Reminiscing with the actor about his time at Universal, Naschy admitted his love for the character of The Wolf Man, a fascination that dated back to his viewing of Frankenstein Meets the Wolf Man (1943) as a child.

Whatever Karloff said to him isn't on record but we can assume he didn't tell him to piss off and have him thrown off set, otherwise I reckon his career would have taken a more bizarre turn and you'd be sitting here reading about an actor who portrayed a nasty aging Thespian in a series of increasingly demented revenge flicks set in the twilight world of episodic TV.

Actually there may be a book in that.

Naschy spent the next few years working on his first screenplay and in 1968 La Marca Del Hombre Lobo hit the big screen, introducing the world to the tragic tale of the doomed lycanthrope Waldemar Daninsky, a character – or descendants of – that Naschy would go on to play 12 times between 1968 and 2004's direct to video Tomb Of The Werewolf.

Bizarrely though he never actually intended to play Daninsky, only stepping up to the role after original choice Lon Chaney Jr. proved too ill to travel and a suitable candidate couldn't be found.

And from such accidental beginnings a horror legend was born.

But portraying one iconic character was obviously not enough for Naschy who, as his career grew went on to give us his unique takes on several classic screen monsters including Count Dracula and Mr. Hyde, alongside assorted mummies and demons as well as a host of vile villains and black-hearted bad guys in a career that spanned over 100 movies and 4 decades.

Frequently writing the scripts for the movies he appeared in, he added directing to his list of not too inconsiderable talents with the 1976 Devil worshipping delight Inquisition (in which he also starred and wrote) and later, when the horror genre fell from favour within the Spanish film industry, Naschy became a producer, at one point bizarrely enough making documentaries for Japanese television resulting in a slew of Spanish-Japanese co-productions, including the frankly fantastic (if not slightly bonkers) La Bestia Y La Espada Majica (1983).

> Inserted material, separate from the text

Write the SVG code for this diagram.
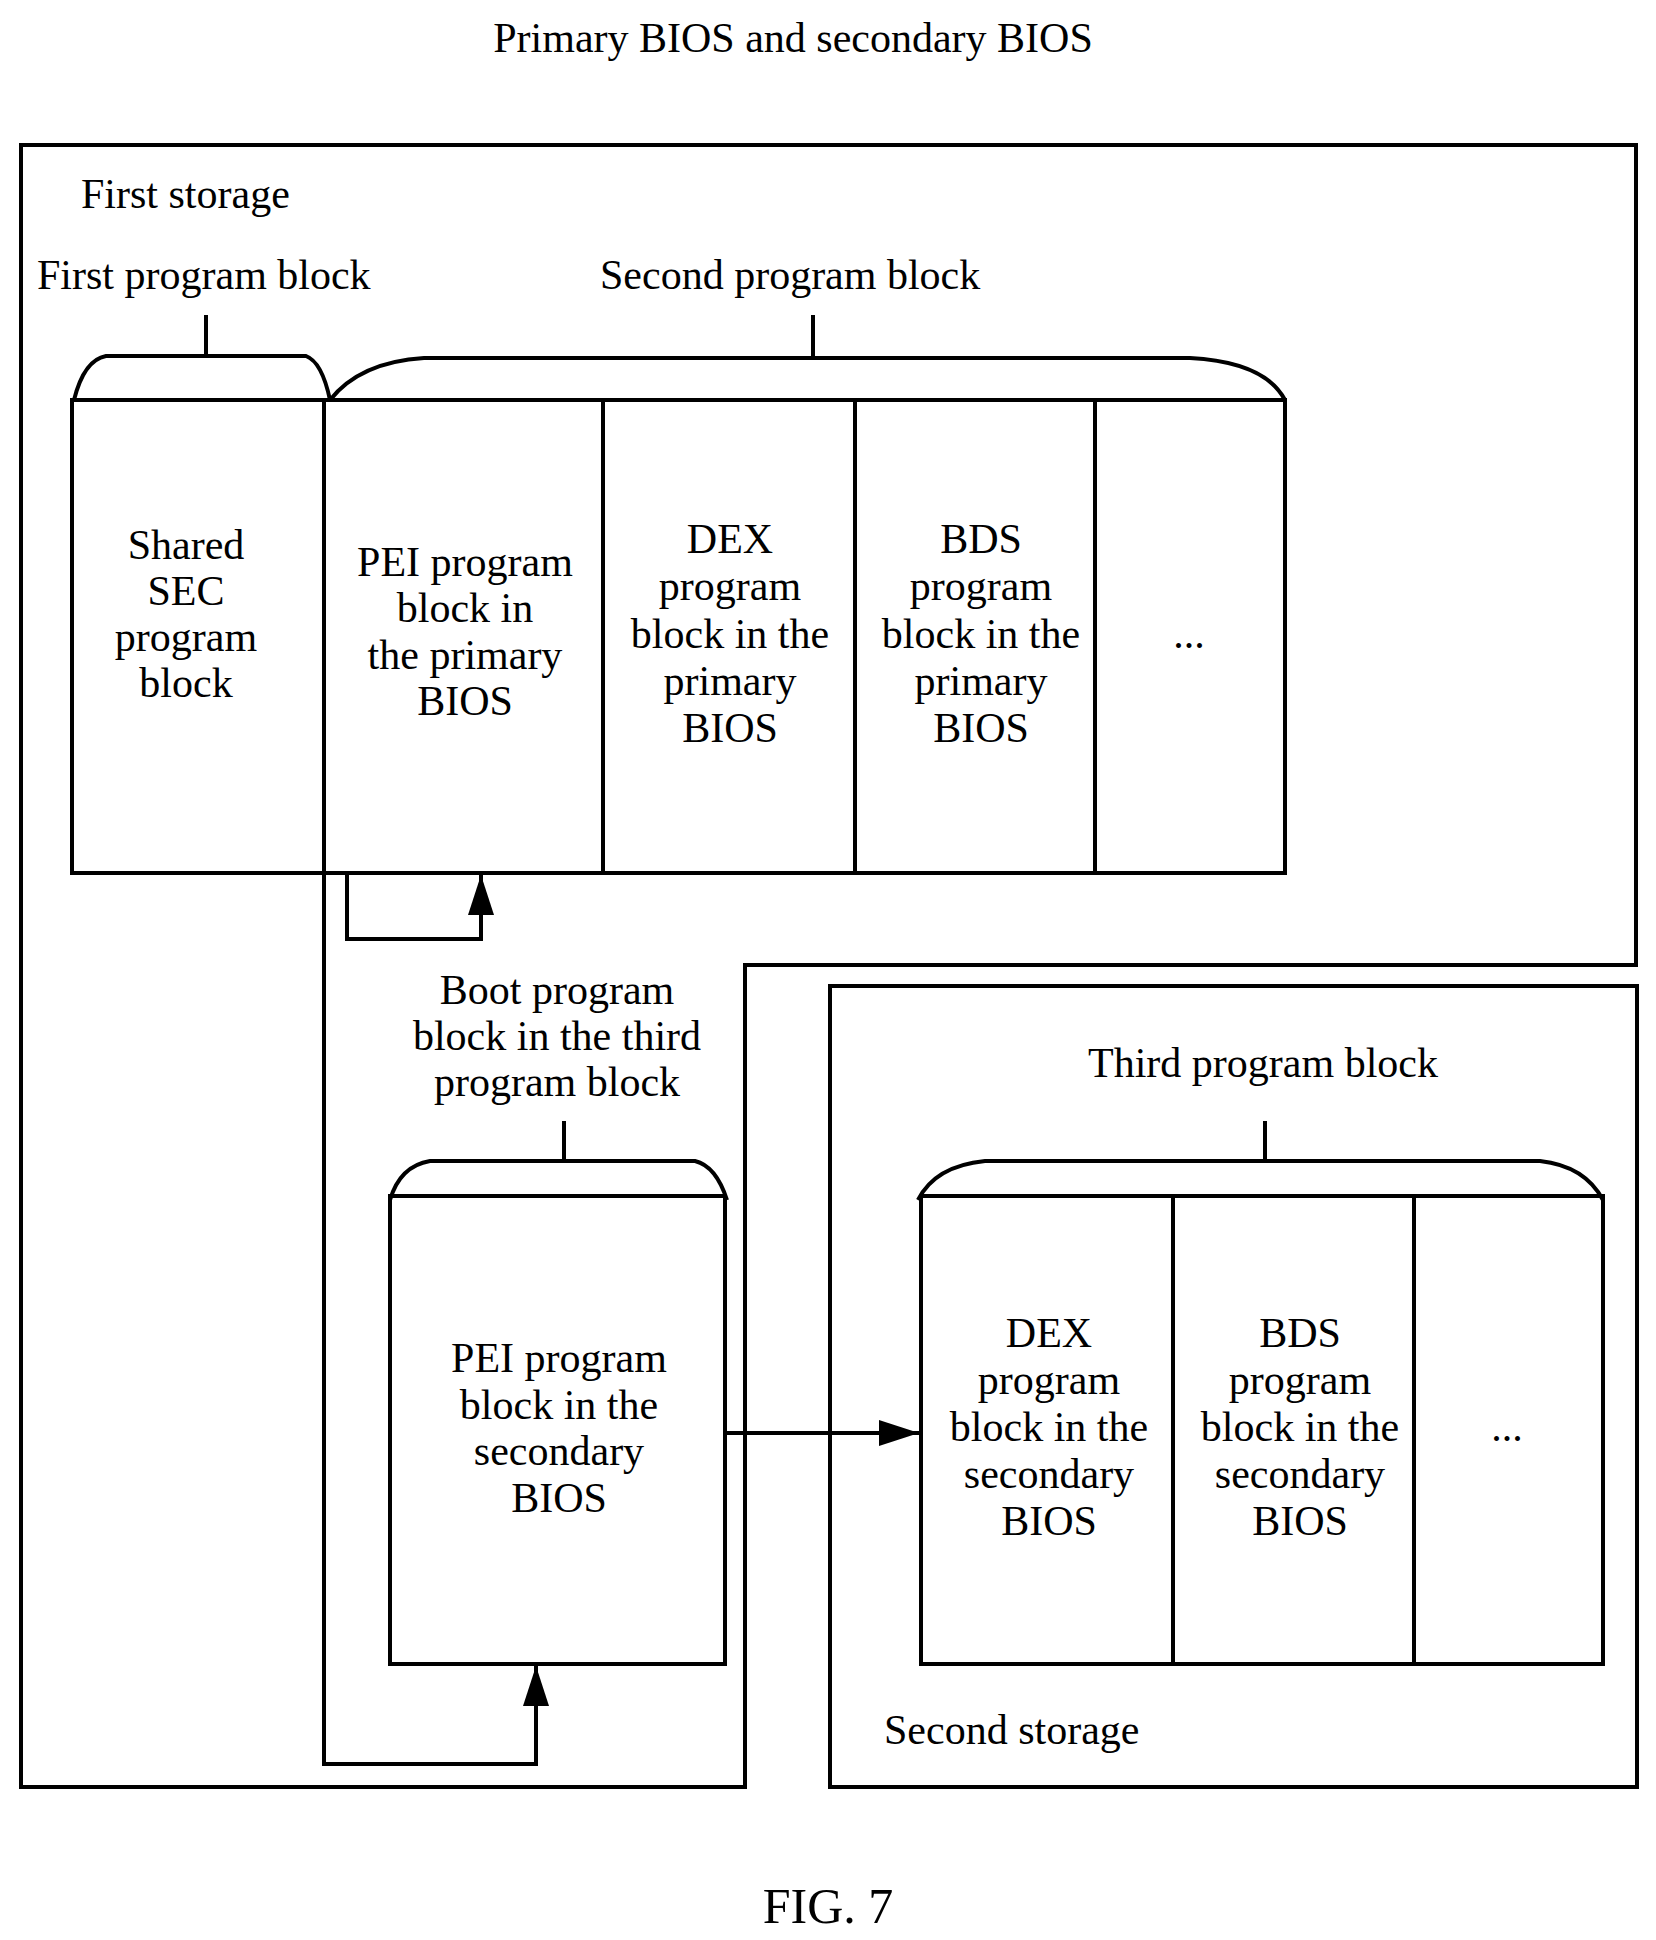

If you don't believe me then you try and name another film that features a werewolf taking on a (real) tiger as well as assorted Ninjas and a sub-plot featuring a magic monster slaying sword.

In 1984 Naschy faced a crisis in both his career and personal life, firstly with the death of his father – with whom he'd always had a close relationship and latterly when his production company, Aconito Films, filed for bankruptcy – partly due to the aforementioned lack of interest in horror movies but mainly due to the total commercial failure of the ahead of its time spy spoof Operacion Mantis.

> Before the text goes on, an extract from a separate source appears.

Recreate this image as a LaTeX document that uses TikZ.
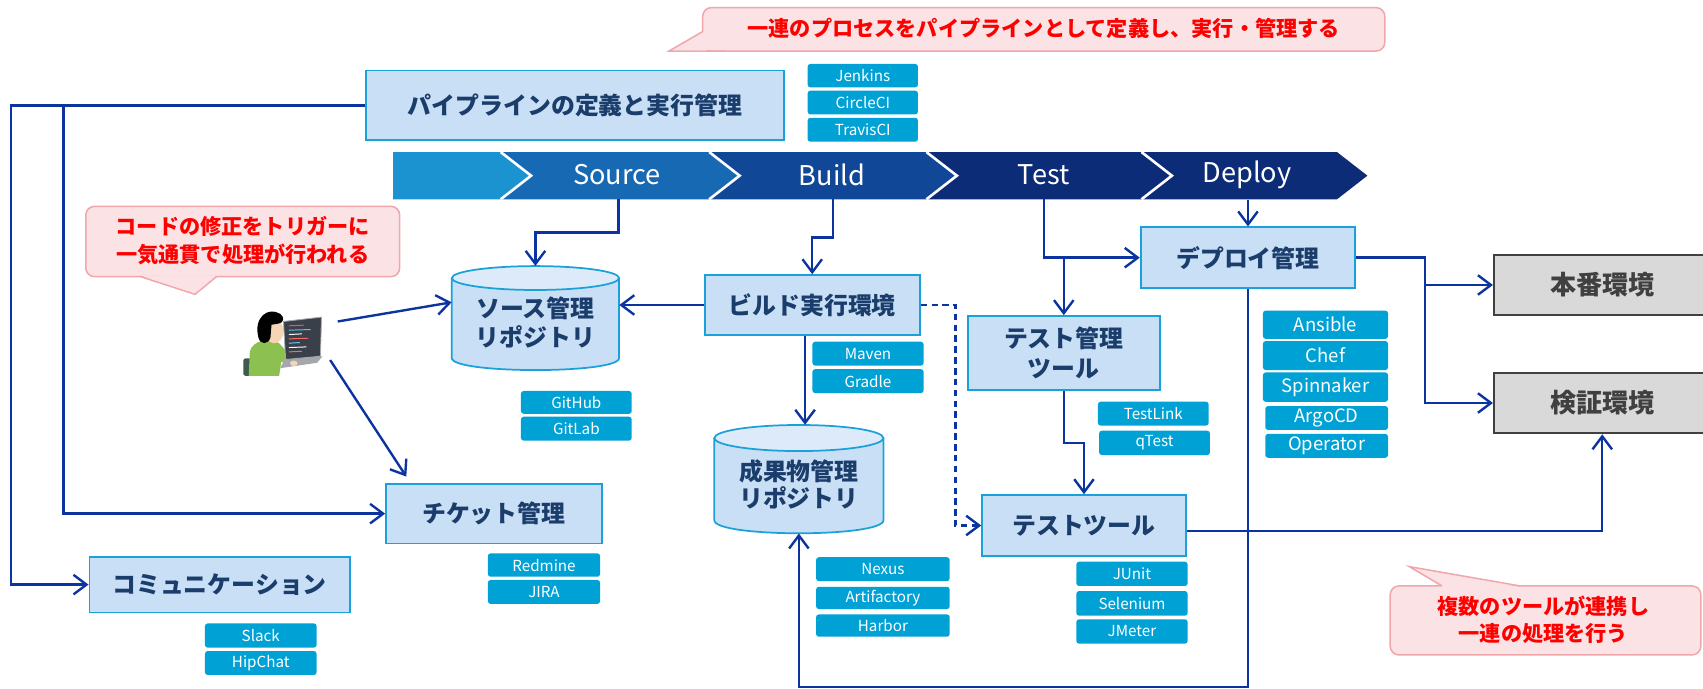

Imagine a Spanish Austin Powers by way of The Naked Gun channelling Benny Hill via 70's Burt Reynolds and you're halfway there.

Things got worse for Naschy in 1991 when he too suffered a heart attack during a weightlifting session at his local gym, forcing the once seemingly indestructible star to take stock of his life leading to the publication in 1997 of an incredibly honest and deeply touching autobiography, Memorias De Un Hombre Loco.

As the new millennium dawned though so did a new found respect and interest in the masters work when in 2000 noted American horror magazine Fangoria inducted Naschy into its Horror Hall of Fame, thanks in part to his many – worldwide - fans championing his cause but his highest accolade was to follow when, in 2001 King Juan Carlos I presented Naschy with The Gold Medal Award for Fine Arts (the Spanish equivalent of a knighthood).

Paul Naschy passed away from cancer on 30th November 2009, still working away on new and more terrifying horror projects until his death, the lonely lycanthrope had finally come home to the love and affection he truly deserved.

Daninsky and his creator resting among the likes of Boris Karloff and Lon Chaney Jr. as true greats of horror and set to thrill and terrify fans of the fantastic of all ages for years to come.

*Scarily enough it took 40 years but I did finally get to see The Crater Lake Monster.